BEGIN GIVEN MATERIAL

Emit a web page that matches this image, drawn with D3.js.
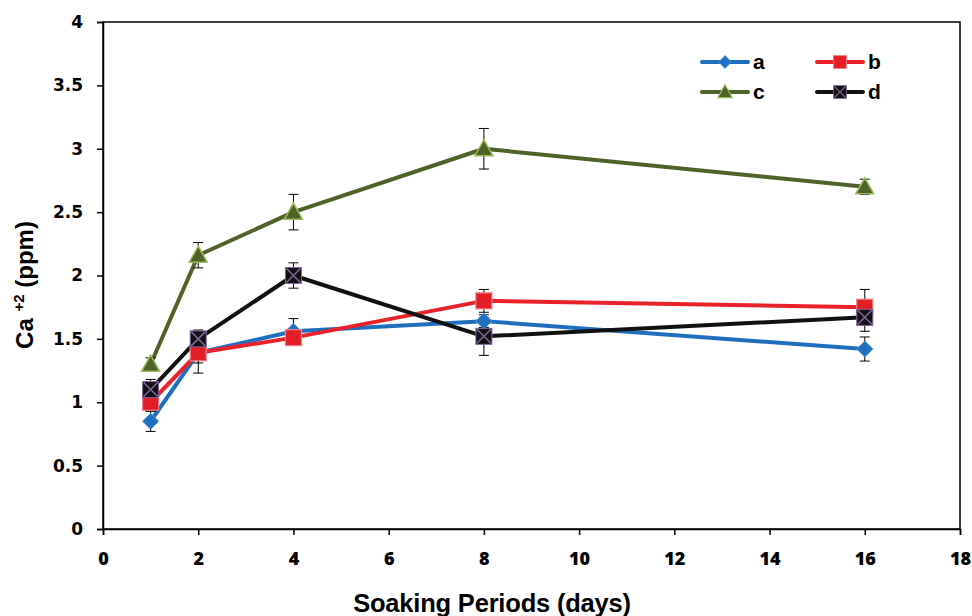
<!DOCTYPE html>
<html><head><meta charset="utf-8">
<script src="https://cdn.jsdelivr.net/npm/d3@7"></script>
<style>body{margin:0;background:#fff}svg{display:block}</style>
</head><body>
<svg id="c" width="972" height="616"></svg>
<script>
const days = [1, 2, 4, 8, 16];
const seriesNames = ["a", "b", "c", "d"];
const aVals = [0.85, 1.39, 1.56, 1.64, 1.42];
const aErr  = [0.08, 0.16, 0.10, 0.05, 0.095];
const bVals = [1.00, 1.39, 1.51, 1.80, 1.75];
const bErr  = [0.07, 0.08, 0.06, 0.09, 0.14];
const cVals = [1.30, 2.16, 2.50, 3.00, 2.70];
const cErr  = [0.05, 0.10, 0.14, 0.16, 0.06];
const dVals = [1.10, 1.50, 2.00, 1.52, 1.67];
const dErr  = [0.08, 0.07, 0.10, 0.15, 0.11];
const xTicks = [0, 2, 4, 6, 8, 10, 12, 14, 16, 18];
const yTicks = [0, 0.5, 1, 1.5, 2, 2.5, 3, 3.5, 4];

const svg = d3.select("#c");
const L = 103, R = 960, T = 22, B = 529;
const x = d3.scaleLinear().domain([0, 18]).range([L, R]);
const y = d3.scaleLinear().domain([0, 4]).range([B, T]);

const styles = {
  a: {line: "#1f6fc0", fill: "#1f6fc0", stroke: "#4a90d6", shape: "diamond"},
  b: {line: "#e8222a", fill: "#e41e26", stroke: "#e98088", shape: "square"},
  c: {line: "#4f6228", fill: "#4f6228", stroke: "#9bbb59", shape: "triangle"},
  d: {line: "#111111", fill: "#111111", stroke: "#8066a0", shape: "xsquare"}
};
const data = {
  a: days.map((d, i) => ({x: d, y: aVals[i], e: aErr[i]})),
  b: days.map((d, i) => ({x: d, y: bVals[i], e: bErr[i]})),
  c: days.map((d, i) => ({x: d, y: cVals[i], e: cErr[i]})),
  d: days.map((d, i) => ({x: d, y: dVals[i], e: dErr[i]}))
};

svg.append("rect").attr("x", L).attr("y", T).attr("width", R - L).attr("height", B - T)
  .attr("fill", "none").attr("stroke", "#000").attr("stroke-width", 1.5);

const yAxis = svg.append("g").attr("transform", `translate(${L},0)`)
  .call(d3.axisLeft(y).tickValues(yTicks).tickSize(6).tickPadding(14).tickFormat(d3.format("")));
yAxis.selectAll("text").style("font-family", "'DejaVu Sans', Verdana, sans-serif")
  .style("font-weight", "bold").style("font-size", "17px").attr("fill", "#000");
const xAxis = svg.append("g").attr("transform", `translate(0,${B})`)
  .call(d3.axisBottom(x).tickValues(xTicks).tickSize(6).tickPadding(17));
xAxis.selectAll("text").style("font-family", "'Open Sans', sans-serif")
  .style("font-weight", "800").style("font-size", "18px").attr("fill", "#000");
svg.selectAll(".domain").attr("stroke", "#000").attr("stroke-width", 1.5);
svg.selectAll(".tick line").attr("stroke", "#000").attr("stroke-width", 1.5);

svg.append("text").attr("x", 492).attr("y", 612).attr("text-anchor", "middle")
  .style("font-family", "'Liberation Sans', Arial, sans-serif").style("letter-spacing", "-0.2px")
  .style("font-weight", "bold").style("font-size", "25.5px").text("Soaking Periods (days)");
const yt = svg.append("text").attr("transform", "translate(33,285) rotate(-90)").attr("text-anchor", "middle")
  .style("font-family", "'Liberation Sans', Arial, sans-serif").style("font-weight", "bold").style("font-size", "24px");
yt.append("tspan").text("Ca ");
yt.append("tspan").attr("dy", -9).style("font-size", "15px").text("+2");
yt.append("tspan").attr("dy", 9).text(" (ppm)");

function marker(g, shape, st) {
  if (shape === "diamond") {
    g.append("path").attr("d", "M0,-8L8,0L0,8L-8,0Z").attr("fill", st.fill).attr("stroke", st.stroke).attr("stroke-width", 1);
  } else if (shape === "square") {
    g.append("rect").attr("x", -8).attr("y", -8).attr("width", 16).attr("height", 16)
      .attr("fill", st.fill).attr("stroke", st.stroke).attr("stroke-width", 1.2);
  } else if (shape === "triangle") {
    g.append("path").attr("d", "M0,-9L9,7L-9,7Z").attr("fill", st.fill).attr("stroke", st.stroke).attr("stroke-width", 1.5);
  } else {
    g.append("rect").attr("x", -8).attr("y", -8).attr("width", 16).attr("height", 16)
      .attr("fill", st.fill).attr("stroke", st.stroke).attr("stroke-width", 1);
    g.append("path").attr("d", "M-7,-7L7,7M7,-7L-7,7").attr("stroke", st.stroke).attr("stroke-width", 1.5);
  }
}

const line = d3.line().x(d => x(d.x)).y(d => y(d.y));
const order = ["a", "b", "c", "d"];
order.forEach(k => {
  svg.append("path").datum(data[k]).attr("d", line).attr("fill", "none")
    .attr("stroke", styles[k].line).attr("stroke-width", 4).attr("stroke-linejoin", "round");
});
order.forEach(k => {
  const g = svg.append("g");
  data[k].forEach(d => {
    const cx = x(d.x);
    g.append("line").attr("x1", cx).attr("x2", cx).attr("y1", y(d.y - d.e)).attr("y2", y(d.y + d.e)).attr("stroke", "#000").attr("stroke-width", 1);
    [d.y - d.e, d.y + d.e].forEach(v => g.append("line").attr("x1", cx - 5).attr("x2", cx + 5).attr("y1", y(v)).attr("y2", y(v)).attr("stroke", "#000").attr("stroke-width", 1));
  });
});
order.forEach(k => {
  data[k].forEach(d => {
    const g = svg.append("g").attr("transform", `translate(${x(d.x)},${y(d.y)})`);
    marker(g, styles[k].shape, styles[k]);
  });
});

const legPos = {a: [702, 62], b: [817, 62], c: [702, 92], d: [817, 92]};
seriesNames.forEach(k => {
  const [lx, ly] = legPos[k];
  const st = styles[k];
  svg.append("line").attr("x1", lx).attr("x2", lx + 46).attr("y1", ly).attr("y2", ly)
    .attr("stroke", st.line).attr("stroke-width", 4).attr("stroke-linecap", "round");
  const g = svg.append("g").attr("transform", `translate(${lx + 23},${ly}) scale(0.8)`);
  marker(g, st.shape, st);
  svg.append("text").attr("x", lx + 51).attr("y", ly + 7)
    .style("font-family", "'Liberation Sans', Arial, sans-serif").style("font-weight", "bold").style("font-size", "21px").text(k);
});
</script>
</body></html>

END GIVEN MATERIAL

Leave out the pictures and give the listing above again exactly.

ANSWER BELOW:
Emit a web page that matches this image, drawn with D3.js.
<!DOCTYPE html>
<html><head><meta charset="utf-8">
<script src="https://cdn.jsdelivr.net/npm/d3@7"></script>
<style>body{margin:0;background:#fff}svg{display:block}</style>
</head><body>
<svg id="c" width="972" height="616"></svg>
<script>
const days = [1, 2, 4, 8, 16];
const seriesNames = ["a", "b", "c", "d"];
const aVals = [0.85, 1.39, 1.56, 1.64, 1.42];
const aErr  = [0.08, 0.16, 0.10, 0.05, 0.095];
const bVals = [1.00, 1.39, 1.51, 1.80, 1.75];
const bErr  = [0.07, 0.08, 0.06, 0.09, 0.14];
const cVals = [1.30, 2.16, 2.50, 3.00, 2.70];
const cErr  = [0.05, 0.10, 0.14, 0.16, 0.06];
const dVals = [1.10, 1.50, 2.00, 1.52, 1.67];
const dErr  = [0.08, 0.07, 0.10, 0.15, 0.11];
const xTicks = [0, 2, 4, 6, 8, 10, 12, 14, 16, 18];
const yTicks = [0, 0.5, 1, 1.5, 2, 2.5, 3, 3.5, 4];

const svg = d3.select("#c");
const L = 103, R = 960, T = 22, B = 529;
const x = d3.scaleLinear().domain([0, 18]).range([L, R]);
const y = d3.scaleLinear().domain([0, 4]).range([B, T]);

const styles = {
  a: {line: "#1f6fc0", fill: "#1f6fc0", stroke: "#4a90d6", shape: "diamond"},
  b: {line: "#e8222a", fill: "#e41e26", stroke: "#e98088", shape: "square"},
  c: {line: "#4f6228", fill: "#4f6228", stroke: "#9bbb59", shape: "triangle"},
  d: {line: "#111111", fill: "#111111", stroke: "#8066a0", shape: "xsquare"}
};
const data = {
  a: days.map((d, i) => ({x: d, y: aVals[i], e: aErr[i]})),
  b: days.map((d, i) => ({x: d, y: bVals[i], e: bErr[i]})),
  c: days.map((d, i) => ({x: d, y: cVals[i], e: cErr[i]})),
  d: days.map((d, i) => ({x: d, y: dVals[i], e: dErr[i]}))
};

svg.append("rect").attr("x", L).attr("y", T).attr("width", R - L).attr("height", B - T)
  .attr("fill", "none").attr("stroke", "#000").attr("stroke-width", 1.5);

const yAxis = svg.append("g").attr("transform", `translate(${L},0)`)
  .call(d3.axisLeft(y).tickValues(yTicks).tickSize(6).tickPadding(14).tickFormat(d3.format("")));
yAxis.selectAll("text").style("font-family", "'DejaVu Sans', Verdana, sans-serif")
  .style("font-weight", "bold").style("font-size", "17px").attr("fill", "#000");
const xAxis = svg.append("g").attr("transform", `translate(0,${B})`)
  .call(d3.axisBottom(x).tickValues(xTicks).tickSize(6).tickPadding(17));
xAxis.selectAll("text").style("font-family", "'Open Sans', sans-serif")
  .style("font-weight", "800").style("font-size", "18px").attr("fill", "#000");
svg.selectAll(".domain").attr("stroke", "#000").attr("stroke-width", 1.5);
svg.selectAll(".tick line").attr("stroke", "#000").attr("stroke-width", 1.5);

svg.append("text").attr("x", 492).attr("y", 612).attr("text-anchor", "middle")
  .style("font-family", "'Liberation Sans', Arial, sans-serif").style("letter-spacing", "-0.2px")
  .style("font-weight", "bold").style("font-size", "25.5px").text("Soaking Periods (days)");
const yt = svg.append("text").attr("transform", "translate(33,285) rotate(-90)").attr("text-anchor", "middle")
  .style("font-family", "'Liberation Sans', Arial, sans-serif").style("font-weight", "bold").style("font-size", "24px");
yt.append("tspan").text("Ca ");
yt.append("tspan").attr("dy", -9).style("font-size", "15px").text("+2");
yt.append("tspan").attr("dy", 9).text(" (ppm)");

function marker(g, shape, st) {
  if (shape === "diamond") {
    g.append("path").attr("d", "M0,-8L8,0L0,8L-8,0Z").attr("fill", st.fill).attr("stroke", st.stroke).attr("stroke-width", 1);
  } else if (shape === "square") {
    g.append("rect").attr("x", -8).attr("y", -8).attr("width", 16).attr("height", 16)
      .attr("fill", st.fill).attr("stroke", st.stroke).attr("stroke-width", 1.2);
  } else if (shape === "triangle") {
    g.append("path").attr("d", "M0,-9L9,7L-9,7Z").attr("fill", st.fill).attr("stroke", st.stroke).attr("stroke-width", 1.5);
  } else {
    g.append("rect").attr("x", -8).attr("y", -8).attr("width", 16).attr("height", 16)
      .attr("fill", st.fill).attr("stroke", st.stroke).attr("stroke-width", 1);
    g.append("path").attr("d", "M-7,-7L7,7M7,-7L-7,7").attr("stroke", st.stroke).attr("stroke-width", 1.5);
  }
}

const line = d3.line().x(d => x(d.x)).y(d => y(d.y));
const order = ["a", "b", "c", "d"];
order.forEach(k => {
  svg.append("path").datum(data[k]).attr("d", line).attr("fill", "none")
    .attr("stroke", styles[k].line).attr("stroke-width", 4).attr("stroke-linejoin", "round");
});
order.forEach(k => {
  const g = svg.append("g");
  data[k].forEach(d => {
    const cx = x(d.x);
    g.append("line").attr("x1", cx).attr("x2", cx).attr("y1", y(d.y - d.e)).attr("y2", y(d.y + d.e)).attr("stroke", "#000").attr("stroke-width", 1);
    [d.y - d.e, d.y + d.e].forEach(v => g.append("line").attr("x1", cx - 5).attr("x2", cx + 5).attr("y1", y(v)).attr("y2", y(v)).attr("stroke", "#000").attr("stroke-width", 1));
  });
});
order.forEach(k => {
  data[k].forEach(d => {
    const g = svg.append("g").attr("transform", `translate(${x(d.x)},${y(d.y)})`);
    marker(g, styles[k].shape, styles[k]);
  });
});

const legPos = {a: [702, 62], b: [817, 62], c: [702, 92], d: [817, 92]};
seriesNames.forEach(k => {
  const [lx, ly] = legPos[k];
  const st = styles[k];
  svg.append("line").attr("x1", lx).attr("x2", lx + 46).attr("y1", ly).attr("y2", ly)
    .attr("stroke", st.line).attr("stroke-width", 4).attr("stroke-linecap", "round");
  const g = svg.append("g").attr("transform", `translate(${lx + 23},${ly}) scale(0.8)`);
  marker(g, st.shape, st);
  svg.append("text").attr("x", lx + 51).attr("y", ly + 7)
    .style("font-family", "'Liberation Sans', Arial, sans-serif").style("font-weight", "bold").style("font-size", "21px").text(k);
});
</script>
</body></html>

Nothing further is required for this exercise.